## PROBLEM DESCRIPTION
Everything in the data should be repeated exactly, save for the images.

## DATA SECTION

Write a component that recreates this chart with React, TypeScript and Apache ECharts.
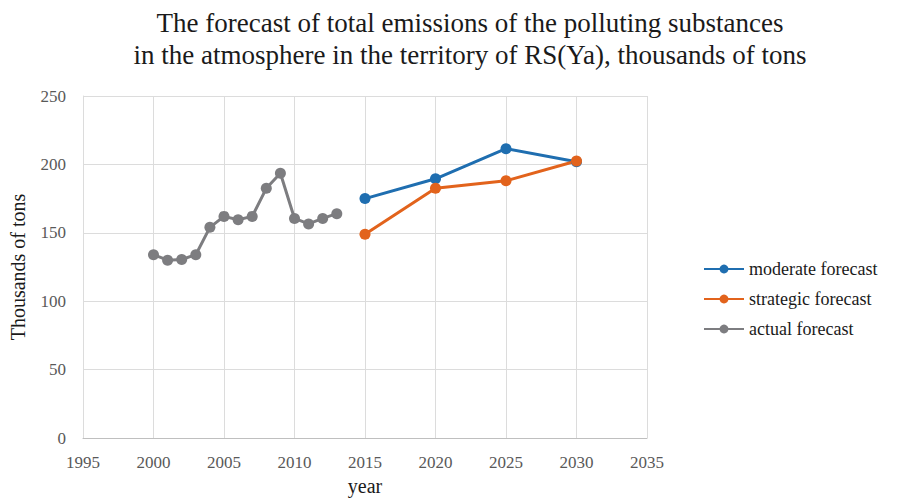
import React, { useEffect, useRef } from "react";
import * as echarts from "echarts";

const actualYears = [2000, 2001, 2002, 2003, 2004, 2005, 2006, 2007, 2008, 2009, 2010, 2011, 2012, 2013];
const actualValues = [134, 130, 130.5, 134, 154, 162, 159.5, 162, 182.5, 193.5, 160.5, 156.5, 160.5, 164];
const forecastYears = [2015, 2020, 2025, 2030];
const moderateValues = [175, 189.5, 211.5, 202];
const strategicValues = [149, 182.5, 188, 202.5];
const titleLines = [
  "The forecast of total emissions of the polluting substances",
  "in the atmosphere in the territory of RS(Ya), thousands of tons",
];

const serif = "Liberation Serif";

export default function App() {
  const ref = useRef<HTMLDivElement>(null);
  useEffect(() => {
    if (!ref.current) return;
    const chart = echarts.init(ref.current, undefined, { renderer: "svg" });
    const mk = (name: string, xs: number[], ys: number[], color: string) => ({
      name,
      type: "line",
      data: xs.map((x, i) => [x, ys[i]]),
      symbol: "circle",
      symbolSize: 11,
      lineStyle: { width: 3, color },
      itemStyle: { color },
      z: 3,
    });
    chart.setOption({
      animation: false,
      backgroundColor: "#ffffff",
      graphic: titleLines.map((t, i) => ({
        type: "text",
        x: 470,
        y: 23 + i * 32,
        style: {
          text: t,
          fontFamily: serif,
          fontSize: 27,
          fill: "#1a1a1a",
          textAlign: "center",
          textVerticalAlign: "middle",
        },
      })),
      legend: {
        orient: "vertical",
        left: 698,
        top: 255,
        itemWidth: 40,
        itemHeight: 11,
        itemGap: 12,
        textStyle: { fontFamily: serif, fontSize: 18, color: "#1a1a1a" },
        data: ["moderate forecast", "strategic forecast", "actual forecast"],
      },
      grid: { left: 83, right: 255, top: 96, bottom: 58, containLabel: false },
      xAxis: {
        type: "value",
        min: 1995,
        max: 2035,
        interval: 5,
        name: "year",
        nameLocation: "middle",
        nameGap: 38,
        nameTextStyle: { fontFamily: serif, fontSize: 20, color: "#1a1a1a", verticalAlign: "top" },
        axisLine: { show: true, lineStyle: { color: "#bfbfbf", width: 1 } },
        axisTick: { show: false },
        axisLabel: {
          fontFamily: serif,
          fontSize: 17,
          color: "#595959",
          margin: 16,
          formatter: (v: number) => String(v),
        },
        splitLine: { show: true, lineStyle: { color: "#dcdcdc", width: 1 } },
      },
      yAxis: {
        type: "value",
        min: 0,
        max: 250,
        interval: 50,
        name: "Thousands of tons",
        nameLocation: "middle",
        nameGap: 55,
        nameTextStyle: { fontFamily: serif, fontSize: 20, color: "#1a1a1a" },
        axisLine: { show: true, lineStyle: { color: "#dcdcdc", width: 1 } },
        axisTick: { show: false },
        axisLabel: { fontFamily: serif, fontSize: 17, color: "#595959", margin: 17 },
        splitLine: { show: true, lineStyle: { color: "#dcdcdc", width: 1 } },
      },
      series: [
        mk("moderate forecast", forecastYears, moderateValues, "#1f6eb0"),
        mk("strategic forecast", forecastYears, strategicValues, "#e2631c"),
        mk("actual forecast", actualYears, actualValues, "#7d7d80"),
      ],
    });
    return () => chart.dispose();
  }, []);
  return <div ref={ref} style={{ width: 902, height: 501, position: "absolute", left: 0, top: 0 }} />;
}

## EXPECTED ANSWER
Write a component that recreates this chart with React, TypeScript and Apache ECharts.
import React, { useEffect, useRef } from "react";
import * as echarts from "echarts";

const actualYears = [2000, 2001, 2002, 2003, 2004, 2005, 2006, 2007, 2008, 2009, 2010, 2011, 2012, 2013];
const actualValues = [134, 130, 130.5, 134, 154, 162, 159.5, 162, 182.5, 193.5, 160.5, 156.5, 160.5, 164];
const forecastYears = [2015, 2020, 2025, 2030];
const moderateValues = [175, 189.5, 211.5, 202];
const strategicValues = [149, 182.5, 188, 202.5];
const titleLines = [
  "The forecast of total emissions of the polluting substances",
  "in the atmosphere in the territory of RS(Ya), thousands of tons",
];

const serif = "Liberation Serif";

export default function App() {
  const ref = useRef<HTMLDivElement>(null);
  useEffect(() => {
    if (!ref.current) return;
    const chart = echarts.init(ref.current, undefined, { renderer: "svg" });
    const mk = (name: string, xs: number[], ys: number[], color: string) => ({
      name,
      type: "line",
      data: xs.map((x, i) => [x, ys[i]]),
      symbol: "circle",
      symbolSize: 11,
      lineStyle: { width: 3, color },
      itemStyle: { color },
      z: 3,
    });
    chart.setOption({
      animation: false,
      backgroundColor: "#ffffff",
      graphic: titleLines.map((t, i) => ({
        type: "text",
        x: 470,
        y: 23 + i * 32,
        style: {
          text: t,
          fontFamily: serif,
          fontSize: 27,
          fill: "#1a1a1a",
          textAlign: "center",
          textVerticalAlign: "middle",
        },
      })),
      legend: {
        orient: "vertical",
        left: 698,
        top: 255,
        itemWidth: 40,
        itemHeight: 11,
        itemGap: 12,
        textStyle: { fontFamily: serif, fontSize: 18, color: "#1a1a1a" },
        data: ["moderate forecast", "strategic forecast", "actual forecast"],
      },
      grid: { left: 83, right: 255, top: 96, bottom: 58, containLabel: false },
      xAxis: {
        type: "value",
        min: 1995,
        max: 2035,
        interval: 5,
        name: "year",
        nameLocation: "middle",
        nameGap: 38,
        nameTextStyle: { fontFamily: serif, fontSize: 20, color: "#1a1a1a", verticalAlign: "top" },
        axisLine: { show: true, lineStyle: { color: "#bfbfbf", width: 1 } },
        axisTick: { show: false },
        axisLabel: {
          fontFamily: serif,
          fontSize: 17,
          color: "#595959",
          margin: 16,
          formatter: (v: number) => String(v),
        },
        splitLine: { show: true, lineStyle: { color: "#dcdcdc", width: 1 } },
      },
      yAxis: {
        type: "value",
        min: 0,
        max: 250,
        interval: 50,
        name: "Thousands of tons",
        nameLocation: "middle",
        nameGap: 55,
        nameTextStyle: { fontFamily: serif, fontSize: 20, color: "#1a1a1a" },
        axisLine: { show: true, lineStyle: { color: "#dcdcdc", width: 1 } },
        axisTick: { show: false },
        axisLabel: { fontFamily: serif, fontSize: 17, color: "#595959", margin: 17 },
        splitLine: { show: true, lineStyle: { color: "#dcdcdc", width: 1 } },
      },
      series: [
        mk("moderate forecast", forecastYears, moderateValues, "#1f6eb0"),
        mk("strategic forecast", forecastYears, strategicValues, "#e2631c"),
        mk("actual forecast", actualYears, actualValues, "#7d7d80"),
      ],
    });
    return () => chart.dispose();
  }, []);
  return <div ref={ref} style={{ width: 902, height: 501, position: "absolute", left: 0, top: 0 }} />;
}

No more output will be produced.